Start DATA BLOCK
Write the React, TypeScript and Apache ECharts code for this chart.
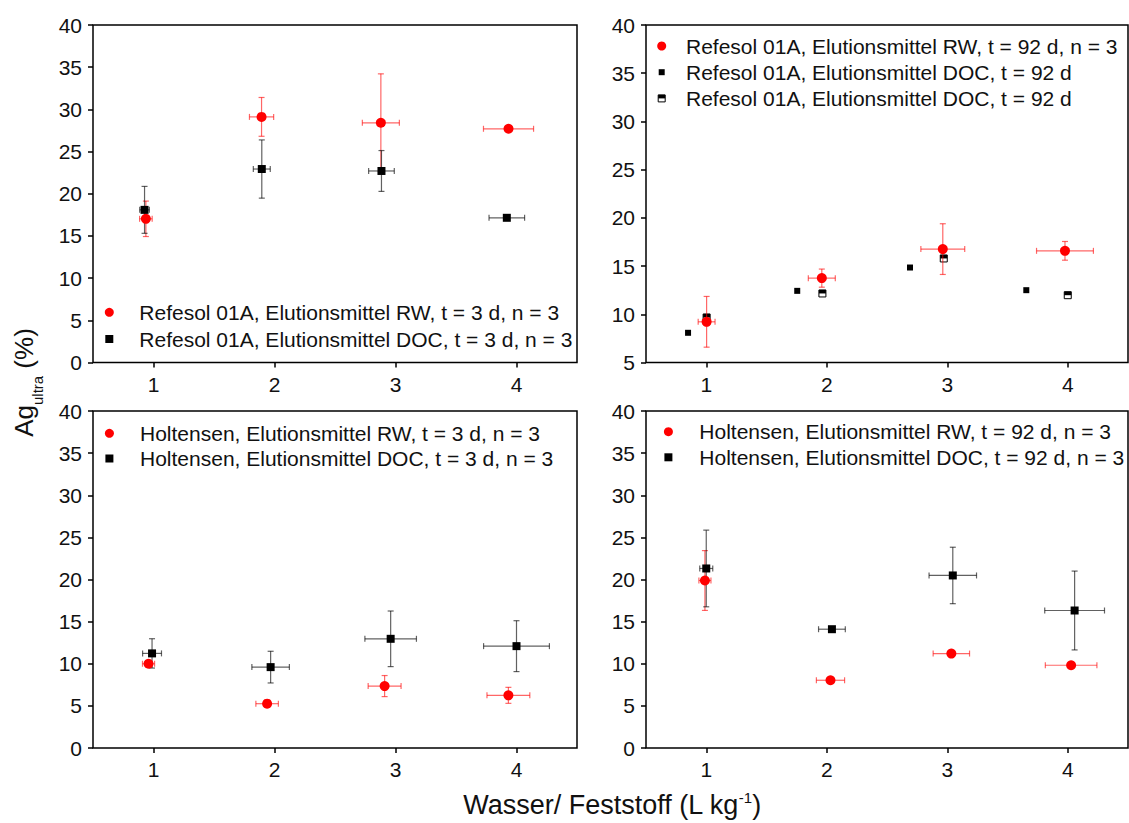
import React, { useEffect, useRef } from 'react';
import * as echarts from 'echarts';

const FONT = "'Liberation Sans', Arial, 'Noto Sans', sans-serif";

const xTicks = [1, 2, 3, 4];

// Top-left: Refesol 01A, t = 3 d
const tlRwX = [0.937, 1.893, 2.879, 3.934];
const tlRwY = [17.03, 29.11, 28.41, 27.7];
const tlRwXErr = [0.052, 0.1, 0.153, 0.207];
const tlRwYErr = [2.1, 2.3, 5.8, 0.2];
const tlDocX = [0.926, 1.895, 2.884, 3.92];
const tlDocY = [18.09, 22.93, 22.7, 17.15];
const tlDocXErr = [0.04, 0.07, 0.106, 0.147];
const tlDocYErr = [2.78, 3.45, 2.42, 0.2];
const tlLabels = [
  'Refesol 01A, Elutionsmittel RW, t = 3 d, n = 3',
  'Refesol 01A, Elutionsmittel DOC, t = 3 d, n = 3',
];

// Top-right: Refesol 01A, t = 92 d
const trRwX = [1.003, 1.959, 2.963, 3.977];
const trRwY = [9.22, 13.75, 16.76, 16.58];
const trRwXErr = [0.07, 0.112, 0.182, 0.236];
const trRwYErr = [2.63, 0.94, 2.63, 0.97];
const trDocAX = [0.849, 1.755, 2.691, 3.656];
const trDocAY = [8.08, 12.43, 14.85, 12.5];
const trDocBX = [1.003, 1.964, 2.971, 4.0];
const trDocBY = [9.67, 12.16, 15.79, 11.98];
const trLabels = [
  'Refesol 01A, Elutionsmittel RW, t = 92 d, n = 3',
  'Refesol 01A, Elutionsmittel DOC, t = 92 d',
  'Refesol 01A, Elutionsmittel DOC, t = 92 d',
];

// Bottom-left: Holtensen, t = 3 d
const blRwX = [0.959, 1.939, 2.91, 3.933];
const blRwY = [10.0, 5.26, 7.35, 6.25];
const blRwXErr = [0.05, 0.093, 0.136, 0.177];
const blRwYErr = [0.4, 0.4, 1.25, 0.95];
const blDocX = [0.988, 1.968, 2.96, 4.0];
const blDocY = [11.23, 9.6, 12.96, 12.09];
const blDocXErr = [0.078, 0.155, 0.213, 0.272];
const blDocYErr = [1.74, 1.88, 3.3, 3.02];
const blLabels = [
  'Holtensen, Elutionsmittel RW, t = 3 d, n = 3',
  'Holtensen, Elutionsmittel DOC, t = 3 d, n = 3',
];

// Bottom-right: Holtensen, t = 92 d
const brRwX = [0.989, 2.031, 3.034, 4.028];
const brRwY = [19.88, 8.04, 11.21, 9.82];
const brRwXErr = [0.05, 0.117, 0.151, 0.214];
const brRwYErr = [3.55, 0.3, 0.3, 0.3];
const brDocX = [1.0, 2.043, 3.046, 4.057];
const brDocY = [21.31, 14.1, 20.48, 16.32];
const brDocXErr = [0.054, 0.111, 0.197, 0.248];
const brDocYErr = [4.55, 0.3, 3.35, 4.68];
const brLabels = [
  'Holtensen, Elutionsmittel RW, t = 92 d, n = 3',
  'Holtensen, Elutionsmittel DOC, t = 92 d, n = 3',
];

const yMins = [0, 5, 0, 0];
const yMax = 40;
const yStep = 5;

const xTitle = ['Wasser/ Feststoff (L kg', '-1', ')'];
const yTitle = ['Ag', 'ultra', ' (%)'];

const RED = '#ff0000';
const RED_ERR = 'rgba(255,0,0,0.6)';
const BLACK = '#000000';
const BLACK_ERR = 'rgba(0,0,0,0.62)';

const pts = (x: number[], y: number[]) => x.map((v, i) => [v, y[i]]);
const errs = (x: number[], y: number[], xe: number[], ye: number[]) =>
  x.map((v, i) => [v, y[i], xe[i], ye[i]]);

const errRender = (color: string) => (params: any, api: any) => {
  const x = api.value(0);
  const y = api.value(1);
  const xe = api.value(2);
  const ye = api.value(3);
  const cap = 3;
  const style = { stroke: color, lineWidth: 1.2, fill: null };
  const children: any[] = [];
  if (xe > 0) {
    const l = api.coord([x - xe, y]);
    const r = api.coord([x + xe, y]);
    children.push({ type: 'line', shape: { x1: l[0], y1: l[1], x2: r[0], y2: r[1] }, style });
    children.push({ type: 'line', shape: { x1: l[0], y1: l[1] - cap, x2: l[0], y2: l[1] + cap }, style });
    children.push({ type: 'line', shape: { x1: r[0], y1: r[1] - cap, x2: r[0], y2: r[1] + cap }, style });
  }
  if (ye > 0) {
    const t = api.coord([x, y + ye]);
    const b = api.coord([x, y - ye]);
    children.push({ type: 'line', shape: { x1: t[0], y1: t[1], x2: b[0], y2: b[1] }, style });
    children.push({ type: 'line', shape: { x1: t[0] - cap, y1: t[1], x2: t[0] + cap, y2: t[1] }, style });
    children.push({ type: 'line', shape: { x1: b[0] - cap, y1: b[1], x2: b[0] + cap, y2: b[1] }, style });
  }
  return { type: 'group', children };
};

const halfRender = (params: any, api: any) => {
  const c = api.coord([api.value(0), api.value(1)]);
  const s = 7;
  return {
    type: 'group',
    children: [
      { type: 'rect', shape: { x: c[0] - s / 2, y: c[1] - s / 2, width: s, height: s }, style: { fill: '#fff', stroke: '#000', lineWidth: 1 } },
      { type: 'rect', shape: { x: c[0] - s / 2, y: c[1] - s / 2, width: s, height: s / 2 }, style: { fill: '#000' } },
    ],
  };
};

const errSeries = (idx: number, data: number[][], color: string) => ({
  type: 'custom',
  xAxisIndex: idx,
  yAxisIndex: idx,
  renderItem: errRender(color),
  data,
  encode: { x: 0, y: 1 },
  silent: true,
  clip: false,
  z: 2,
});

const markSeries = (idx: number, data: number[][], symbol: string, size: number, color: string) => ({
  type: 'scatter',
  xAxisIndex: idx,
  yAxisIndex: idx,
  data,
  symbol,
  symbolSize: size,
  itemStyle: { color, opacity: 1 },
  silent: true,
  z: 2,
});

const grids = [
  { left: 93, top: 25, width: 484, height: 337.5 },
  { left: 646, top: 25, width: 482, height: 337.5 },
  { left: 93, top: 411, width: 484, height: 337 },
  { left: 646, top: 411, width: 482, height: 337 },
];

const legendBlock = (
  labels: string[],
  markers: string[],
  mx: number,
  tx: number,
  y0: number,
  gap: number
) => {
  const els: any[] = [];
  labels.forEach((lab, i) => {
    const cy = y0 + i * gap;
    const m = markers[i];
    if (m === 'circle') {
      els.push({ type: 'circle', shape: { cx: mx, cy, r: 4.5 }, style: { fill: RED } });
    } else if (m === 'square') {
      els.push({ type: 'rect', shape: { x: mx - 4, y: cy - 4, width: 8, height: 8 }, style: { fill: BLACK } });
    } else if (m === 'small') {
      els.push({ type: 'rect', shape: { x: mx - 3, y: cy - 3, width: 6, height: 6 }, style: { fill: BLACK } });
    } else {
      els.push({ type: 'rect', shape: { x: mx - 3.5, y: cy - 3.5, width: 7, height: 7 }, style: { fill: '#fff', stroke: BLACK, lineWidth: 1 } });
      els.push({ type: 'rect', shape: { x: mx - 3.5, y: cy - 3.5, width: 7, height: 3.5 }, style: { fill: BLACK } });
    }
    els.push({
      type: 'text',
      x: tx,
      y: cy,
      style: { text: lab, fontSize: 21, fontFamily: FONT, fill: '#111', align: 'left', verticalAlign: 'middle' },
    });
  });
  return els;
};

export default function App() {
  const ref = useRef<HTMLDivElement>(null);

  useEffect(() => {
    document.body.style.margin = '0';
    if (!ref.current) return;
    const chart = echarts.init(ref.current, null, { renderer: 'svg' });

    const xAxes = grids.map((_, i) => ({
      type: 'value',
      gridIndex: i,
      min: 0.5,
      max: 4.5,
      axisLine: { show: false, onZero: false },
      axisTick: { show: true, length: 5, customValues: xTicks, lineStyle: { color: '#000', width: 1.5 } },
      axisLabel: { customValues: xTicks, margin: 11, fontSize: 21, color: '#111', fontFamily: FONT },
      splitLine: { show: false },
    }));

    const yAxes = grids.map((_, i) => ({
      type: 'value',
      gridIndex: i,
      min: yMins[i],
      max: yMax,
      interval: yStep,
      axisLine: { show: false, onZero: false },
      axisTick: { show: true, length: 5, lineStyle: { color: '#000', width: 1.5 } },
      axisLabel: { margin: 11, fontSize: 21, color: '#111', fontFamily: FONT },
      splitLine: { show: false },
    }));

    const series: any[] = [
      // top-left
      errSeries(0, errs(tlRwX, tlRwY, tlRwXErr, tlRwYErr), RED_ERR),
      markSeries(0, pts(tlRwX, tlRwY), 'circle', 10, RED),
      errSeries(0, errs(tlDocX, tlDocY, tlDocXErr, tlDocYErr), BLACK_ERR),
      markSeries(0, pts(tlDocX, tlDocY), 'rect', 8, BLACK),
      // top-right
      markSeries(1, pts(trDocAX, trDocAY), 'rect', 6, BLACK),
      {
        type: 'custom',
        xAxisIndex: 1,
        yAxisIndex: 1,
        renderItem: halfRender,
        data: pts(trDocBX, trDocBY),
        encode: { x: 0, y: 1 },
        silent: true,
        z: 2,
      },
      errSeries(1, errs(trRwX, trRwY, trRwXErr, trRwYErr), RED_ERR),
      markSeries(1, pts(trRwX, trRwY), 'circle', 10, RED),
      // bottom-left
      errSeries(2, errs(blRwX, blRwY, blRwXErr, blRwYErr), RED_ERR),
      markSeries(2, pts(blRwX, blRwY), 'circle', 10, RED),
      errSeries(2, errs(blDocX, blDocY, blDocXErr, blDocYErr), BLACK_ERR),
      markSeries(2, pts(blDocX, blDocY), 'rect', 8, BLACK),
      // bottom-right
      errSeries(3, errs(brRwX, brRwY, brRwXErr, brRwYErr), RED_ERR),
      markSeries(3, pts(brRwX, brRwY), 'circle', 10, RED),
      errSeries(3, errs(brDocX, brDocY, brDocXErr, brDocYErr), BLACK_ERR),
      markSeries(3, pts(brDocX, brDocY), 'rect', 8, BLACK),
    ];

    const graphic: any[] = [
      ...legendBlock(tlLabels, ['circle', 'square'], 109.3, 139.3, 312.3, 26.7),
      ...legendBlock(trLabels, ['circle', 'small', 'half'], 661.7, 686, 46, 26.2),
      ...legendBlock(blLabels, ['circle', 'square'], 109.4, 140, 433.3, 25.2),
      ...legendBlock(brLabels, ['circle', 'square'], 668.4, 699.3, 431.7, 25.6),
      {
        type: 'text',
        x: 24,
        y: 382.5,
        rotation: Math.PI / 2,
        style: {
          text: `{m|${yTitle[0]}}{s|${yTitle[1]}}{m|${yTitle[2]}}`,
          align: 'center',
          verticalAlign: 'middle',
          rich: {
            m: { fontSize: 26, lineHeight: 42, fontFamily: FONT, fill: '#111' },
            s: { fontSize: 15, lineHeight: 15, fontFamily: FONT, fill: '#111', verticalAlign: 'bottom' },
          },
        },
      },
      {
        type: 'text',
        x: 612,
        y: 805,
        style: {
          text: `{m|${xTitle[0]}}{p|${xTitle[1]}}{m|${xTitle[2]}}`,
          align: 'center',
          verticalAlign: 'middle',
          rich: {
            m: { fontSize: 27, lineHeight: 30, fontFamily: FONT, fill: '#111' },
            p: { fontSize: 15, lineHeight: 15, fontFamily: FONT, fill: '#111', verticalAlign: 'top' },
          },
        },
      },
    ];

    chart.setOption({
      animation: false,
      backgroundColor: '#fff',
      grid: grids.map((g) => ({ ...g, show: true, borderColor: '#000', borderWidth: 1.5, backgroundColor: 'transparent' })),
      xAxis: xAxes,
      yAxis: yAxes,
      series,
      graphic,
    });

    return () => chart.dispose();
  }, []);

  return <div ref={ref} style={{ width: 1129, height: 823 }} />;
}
End DATA BLOCK
§ EXERCISE PROMPT
Locate the word "React" in the data above. Copy every line carrying it.

§ SOLUTION BELOW
Write the React, TypeScript and Apache ECharts code for this chart.
import React, { useEffect, useRef } from 'react';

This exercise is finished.